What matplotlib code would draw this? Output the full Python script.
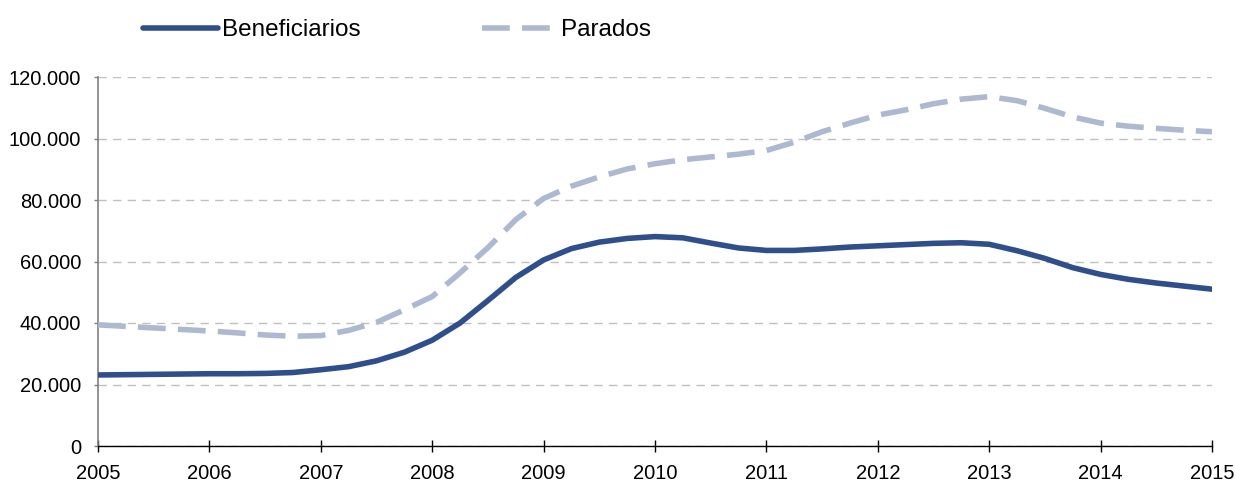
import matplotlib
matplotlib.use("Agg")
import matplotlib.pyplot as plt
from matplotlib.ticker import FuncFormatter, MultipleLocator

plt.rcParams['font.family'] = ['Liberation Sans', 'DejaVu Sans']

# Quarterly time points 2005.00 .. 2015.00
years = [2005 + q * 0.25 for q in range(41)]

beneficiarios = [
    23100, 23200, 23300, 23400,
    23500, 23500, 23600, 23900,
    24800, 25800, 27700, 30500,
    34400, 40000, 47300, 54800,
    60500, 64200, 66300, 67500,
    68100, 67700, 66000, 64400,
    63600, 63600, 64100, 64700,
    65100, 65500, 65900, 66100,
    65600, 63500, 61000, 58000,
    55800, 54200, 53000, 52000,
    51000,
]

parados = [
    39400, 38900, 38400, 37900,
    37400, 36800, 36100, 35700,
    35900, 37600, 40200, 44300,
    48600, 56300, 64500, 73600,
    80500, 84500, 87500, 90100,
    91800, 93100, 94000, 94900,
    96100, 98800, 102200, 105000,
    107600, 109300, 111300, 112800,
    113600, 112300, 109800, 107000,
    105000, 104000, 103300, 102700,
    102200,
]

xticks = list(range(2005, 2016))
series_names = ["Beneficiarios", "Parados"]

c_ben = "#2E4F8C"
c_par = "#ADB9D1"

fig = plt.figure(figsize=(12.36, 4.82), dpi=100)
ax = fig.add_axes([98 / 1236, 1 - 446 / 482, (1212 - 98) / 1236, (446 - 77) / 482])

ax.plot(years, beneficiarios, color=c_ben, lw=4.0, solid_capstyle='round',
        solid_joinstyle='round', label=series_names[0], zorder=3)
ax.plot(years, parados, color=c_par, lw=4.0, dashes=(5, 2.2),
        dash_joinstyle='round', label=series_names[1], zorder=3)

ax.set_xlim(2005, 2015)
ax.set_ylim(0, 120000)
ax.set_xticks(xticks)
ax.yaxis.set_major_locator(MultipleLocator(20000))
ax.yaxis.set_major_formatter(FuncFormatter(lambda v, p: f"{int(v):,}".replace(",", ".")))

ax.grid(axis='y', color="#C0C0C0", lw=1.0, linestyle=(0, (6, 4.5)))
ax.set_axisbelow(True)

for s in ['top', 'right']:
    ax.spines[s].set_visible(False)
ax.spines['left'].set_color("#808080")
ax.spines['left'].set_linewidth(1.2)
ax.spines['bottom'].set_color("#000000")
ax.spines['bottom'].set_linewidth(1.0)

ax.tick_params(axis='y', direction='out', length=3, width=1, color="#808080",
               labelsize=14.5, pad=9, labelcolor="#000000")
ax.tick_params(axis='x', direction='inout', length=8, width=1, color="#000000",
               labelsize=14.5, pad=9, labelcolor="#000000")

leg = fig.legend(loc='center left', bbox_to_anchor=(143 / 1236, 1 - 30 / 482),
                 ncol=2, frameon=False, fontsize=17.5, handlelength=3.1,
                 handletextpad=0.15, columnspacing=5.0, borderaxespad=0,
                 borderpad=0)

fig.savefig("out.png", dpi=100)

_ _ _ _ _ _ _

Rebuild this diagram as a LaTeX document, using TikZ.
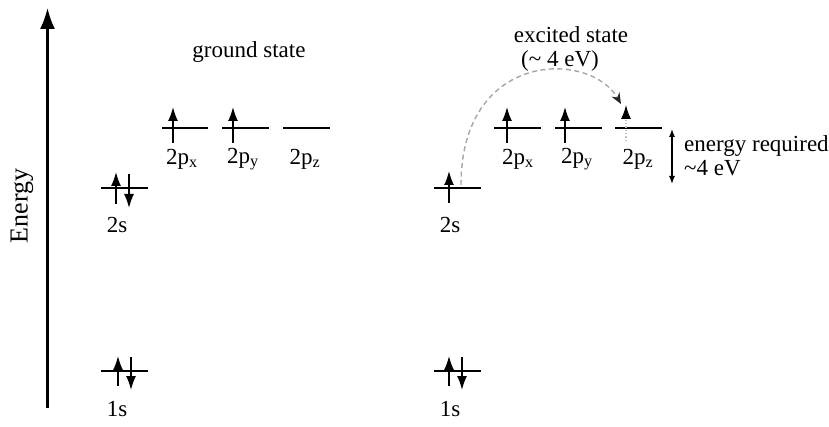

_ _ _ _ _ _ _

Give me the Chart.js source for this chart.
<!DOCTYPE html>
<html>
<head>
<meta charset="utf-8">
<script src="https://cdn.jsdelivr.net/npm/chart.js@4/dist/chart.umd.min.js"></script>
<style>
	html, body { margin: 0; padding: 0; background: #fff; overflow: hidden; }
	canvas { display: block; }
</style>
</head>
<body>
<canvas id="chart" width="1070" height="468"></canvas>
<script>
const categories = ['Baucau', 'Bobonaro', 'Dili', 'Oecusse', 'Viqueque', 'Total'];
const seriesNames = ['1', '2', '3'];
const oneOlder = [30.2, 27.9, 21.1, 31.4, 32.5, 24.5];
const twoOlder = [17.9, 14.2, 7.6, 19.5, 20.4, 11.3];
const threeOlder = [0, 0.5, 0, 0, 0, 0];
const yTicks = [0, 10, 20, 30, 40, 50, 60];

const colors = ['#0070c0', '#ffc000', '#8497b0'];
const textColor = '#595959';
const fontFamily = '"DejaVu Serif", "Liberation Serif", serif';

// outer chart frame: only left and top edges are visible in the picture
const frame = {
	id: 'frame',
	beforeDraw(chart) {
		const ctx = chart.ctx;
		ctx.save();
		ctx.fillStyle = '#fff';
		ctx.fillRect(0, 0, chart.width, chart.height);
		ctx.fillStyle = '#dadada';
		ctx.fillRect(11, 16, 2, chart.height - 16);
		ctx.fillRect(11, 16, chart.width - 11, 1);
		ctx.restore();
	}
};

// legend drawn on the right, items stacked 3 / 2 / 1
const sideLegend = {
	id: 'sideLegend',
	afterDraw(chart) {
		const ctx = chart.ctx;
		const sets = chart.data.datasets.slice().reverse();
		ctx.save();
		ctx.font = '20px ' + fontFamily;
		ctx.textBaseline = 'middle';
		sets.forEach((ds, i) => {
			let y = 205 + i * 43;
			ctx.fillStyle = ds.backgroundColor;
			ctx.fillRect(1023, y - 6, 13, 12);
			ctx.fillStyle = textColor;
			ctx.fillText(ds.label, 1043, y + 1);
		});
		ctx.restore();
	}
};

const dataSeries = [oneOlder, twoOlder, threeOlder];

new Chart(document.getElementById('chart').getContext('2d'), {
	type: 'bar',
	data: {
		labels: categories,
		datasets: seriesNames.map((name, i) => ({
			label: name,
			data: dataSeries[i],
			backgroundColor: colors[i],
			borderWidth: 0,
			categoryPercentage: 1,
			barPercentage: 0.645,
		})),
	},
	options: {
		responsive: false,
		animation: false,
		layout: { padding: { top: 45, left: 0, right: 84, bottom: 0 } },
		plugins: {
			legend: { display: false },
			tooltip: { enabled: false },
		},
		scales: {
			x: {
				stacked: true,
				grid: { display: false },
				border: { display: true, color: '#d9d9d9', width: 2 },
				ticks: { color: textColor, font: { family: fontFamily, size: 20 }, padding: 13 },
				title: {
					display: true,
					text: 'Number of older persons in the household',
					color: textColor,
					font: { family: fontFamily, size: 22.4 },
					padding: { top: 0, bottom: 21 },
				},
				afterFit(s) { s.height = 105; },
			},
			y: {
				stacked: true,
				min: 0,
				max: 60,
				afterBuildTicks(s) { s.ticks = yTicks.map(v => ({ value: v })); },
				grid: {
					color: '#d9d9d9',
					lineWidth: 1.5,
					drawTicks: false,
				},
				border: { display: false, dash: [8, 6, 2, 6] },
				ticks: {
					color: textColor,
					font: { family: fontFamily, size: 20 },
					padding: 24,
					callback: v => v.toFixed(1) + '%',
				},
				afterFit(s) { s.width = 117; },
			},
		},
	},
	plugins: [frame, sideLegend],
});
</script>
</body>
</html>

_ _ _ _ _ _ _

**Exercise description**: Repeat exactly, and only, the entries from the line with "What matplotlib code" through the line with "years = [2005 + q * 0.25 for q in range(41)]". Pictures are skipped.

**Solved problem**:
What matplotlib code would draw this? Output the full Python script.
import matplotlib
matplotlib.use("Agg")
import matplotlib.pyplot as plt
from matplotlib.ticker import FuncFormatter, MultipleLocator

plt.rcParams['font.family'] = ['Liberation Sans', 'DejaVu Sans']

# Quarterly time points 2005.00 .. 2015.00
years = [2005 + q * 0.25 for q in range(41)]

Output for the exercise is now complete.